You can also sell your car as-is. This is your best option if you want to get rid of the car and have nothing else to do with it. Once you sell the car, you are no longer responsible for it. This means you don’t have to be worried about repairing the car, obtaining a rebuilt car title, and paying any fees.
Selling a salvage car is more difficult than selling a new or used car. You can run into a few different issues, such as pricing and the actual sale of the vehicle. Since your vehicle is branded as a salvage, potential buyers know your vehicle has sustained severe damage. With this information, a lot of people will be hesitant to purchase your vehicle unless they are looking for a new project for their DIY hobbies.
Once your salvage vehicle has been correctly repaired and passes the necessary Idaho safety inspections, your vehicle is eligible for an ID rebuilt car title. When you obtain a rebuilt car title for your vehicle, it will be street-legal and indicate to potential buyers that your vehicle was once significantly damaged.

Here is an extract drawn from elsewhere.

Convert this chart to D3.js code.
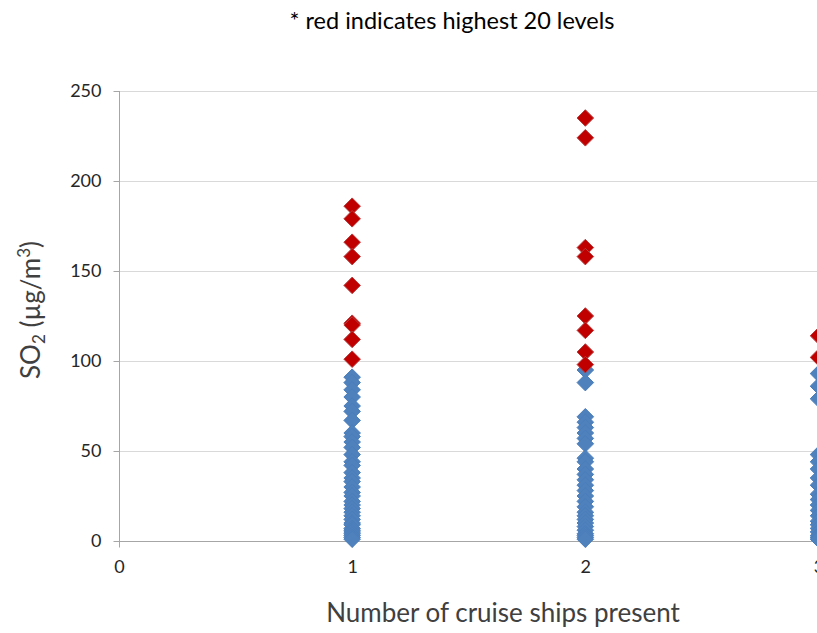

Before you can receive your rebuilt car title, you must have a salvage car title. Once your vehicle has been repaired, you’re ready to apply for a rebuilt car title! You must apply in person at your local ID DMV.
Before you visit your local DMV branch in person, you will need the following documents:
- Your ID salvage certificate
- A completed Salvage Vehicle Statement (Form ITD 3311)
- Payment for the $14 fee
You may also be required to provide the following information:
- Your vehicle’s model, make, color, and vehicle identification number (VIN)
- The details of why your car was originally declared salvage
- A comprehensive summary of the car’s repair history
Depending on your unique circumstances, you may be required to complete other forms, especially if you plan on registering your vehicle in Idaho.
The process of obtaining a rebuilt car title depends on how long this process is in Idaho. In general, it can take approximately 2 weeks to receive your ID rebuilt car title. The sooner you rebuild your vehicle, the sooner you can receive your ID rebuilt car title.